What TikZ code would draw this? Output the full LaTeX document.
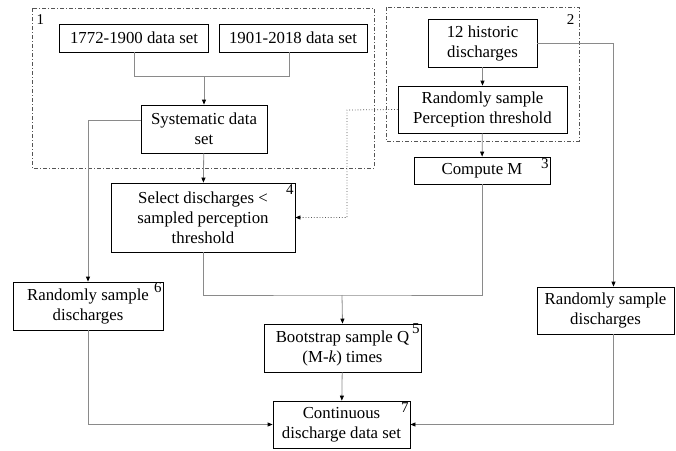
\documentclass[tikz,border=0pt]{standalone}
\usepackage{fontspec}
\setmainfont{Liberation Serif}
\usetikzlibrary{arrows.meta, positioning, calc}
\definecolor{linegray}{HTML}{8A8A8A}
\definecolor{grpgray}{HTML}{555555}

\begin{document}
\begin{tikzpicture}[
    x=1pt, y=-1pt,
    every node/.style={font=\fontsize{16.8}{20}\selectfont},
    blk/.style={rectangle, draw=black, line width=0.8pt, align=center, inner sep=2pt},
    num/.style={font=\fontsize{15}{15}\selectfont, inner sep=1.5pt},
    grp/.style={draw=grpgray, line width=0.8pt, dash pattern=on 4pt off 2pt on 1pt off 2pt},
    con/.style={draw=linegray, line width=0.8pt},
    arr/.style={con, -{Triangle[length=5pt, width=4pt, color=black]}},
    dotarr/.style={draw=grpgray, line width=0.8pt, dotted, -{Triangle[length=5pt, width=4pt, color=black]}}
]
    \useasboundingbox (0,0) rectangle (676,450);

    % groups
    \draw[grp] (32,8) rectangle (374,168);
    \draw[grp] (386,7) rectangle (579,141);
    \node[num, anchor=north west] (g1) at (35,13) {1};
    \node[num, anchor=north east] (g2) at (576,13) {2};

    % boxes
    \node[blk, minimum width=149, minimum height=28] (d1)   at (134,38)    {1772-1900 data set};
    \node[blk, minimum width=148, minimum height=28] (d2)   at (293,38)    {1901-2018 data set};
    \node[blk, minimum width=126, minimum height=48] (sys)  at (204,129)   {Systematic data\\set};
    \node[blk, minimum width=184, minimum height=69] (sel)  at (203,217.5) {Select discharges <\\sampled perception\\threshold};
    \node[blk, minimum width=109, minimum height=48] (hist) at (482.5,43)  {12 historic\\discharges};
    \node[blk, minimum width=169, minimum height=47] (perc) at (482.5,109.5) {Randomly sample\\Perception threshold};
    \node[blk, minimum width=136, minimum height=27] (cm)   at (482,170.5) {Compute M};
    \node[blk, minimum width=150, minimum height=48] (rs6)  at (88,306)    {Randomly sample\\discharges};
    \node[blk, minimum width=157, minimum height=48] (boot) at (342.5,348) {Bootstrap sample Q\\(M-\textit{k}) times};
    \node[blk, minimum width=137, minimum height=47] (cont) at (341.5,424.5) {Continuous\\discharge data set};
    \node[blk, minimum width=137, minimum height=47] (rsr)  at (605.5,310.5) {Randomly sample\\discharges};

    % step numbers
    \node[num, anchor=north east] (n3) at (cm.north east)   {3};
    \node[num, anchor=north east] (n4) at (sel.north east)  {4};
    \node[num, anchor=north east] (n5) at ([yshift=2pt]boot.north east) {5};
    \node[num, anchor=north east] (n6) at ([yshift=1pt]rs6.north east)  {6};
    \node[num, anchor=north east] (n7) at (cont.north east) {7};

    % connectors
    \coordinate (j1) at (204,76);
    \coordinate (j2) at (342,295);
    \coordinate (dj) at (347,110);
    \draw[con] (d1.south) |- (j1);
    \draw[con] ([xshift=-4pt]d2.south) |- (j1);
    \draw[arr] (j1) -- (sys.north);
    \draw[arr] (sys) -- (sel);
    \draw[arr] ([yshift=9pt]sys.west) -| (rs6.north);
    \draw[arr] (hist) -- (perc);
    \draw[arr] (perc) -- (cm);
    \draw[dotarr] (perc.west) -- (dj) |- (sel.east);
    \draw[arr] (hist.east) -| ([xshift=8pt]rsr.north);
    \draw[con] (sel.south) |- (j2) -| (cm.south);
    \draw[arr] (j2) -- (boot.north);
    \draw[arr] (boot) -- (cont);
    \draw[arr] (rs6.south) |- (cont.west);
    \draw[arr] ([xshift=8pt]rsr.south) |- (cont.east);
\end{tikzpicture}
\end{document}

+ + +

TASK INSTRUCTIONS:
Pictures stay out. Repeat only the lines from the beginning of the data through the line that has "anchor=north east] (g2)".

OUTPUT FOR THIS TASK:
What TikZ code would draw this? Output the full LaTeX document.
\documentclass[tikz,border=0pt]{standalone}
\usepackage{fontspec}
\setmainfont{Liberation Serif}
\usetikzlibrary{arrows.meta, positioning, calc}
\definecolor{linegray}{HTML}{8A8A8A}
\definecolor{grpgray}{HTML}{555555}

\begin{document}
\begin{tikzpicture}[
    x=1pt, y=-1pt,
    every node/.style={font=\fontsize{16.8}{20}\selectfont},
    blk/.style={rectangle, draw=black, line width=0.8pt, align=center, inner sep=2pt},
    num/.style={font=\fontsize{15}{15}\selectfont, inner sep=1.5pt},
    grp/.style={draw=grpgray, line width=0.8pt, dash pattern=on 4pt off 2pt on 1pt off 2pt},
    con/.style={draw=linegray, line width=0.8pt},
    arr/.style={con, -{Triangle[length=5pt, width=4pt, color=black]}},
    dotarr/.style={draw=grpgray, line width=0.8pt, dotted, -{Triangle[length=5pt, width=4pt, color=black]}}
]
    \useasboundingbox (0,0) rectangle (676,450);

    % groups
    \draw[grp] (32,8) rectangle (374,168);
    \draw[grp] (386,7) rectangle (579,141);
    \node[num, anchor=north west] (g1) at (35,13) {1};
    \node[num, anchor=north east] (g2) at (576,13) {2};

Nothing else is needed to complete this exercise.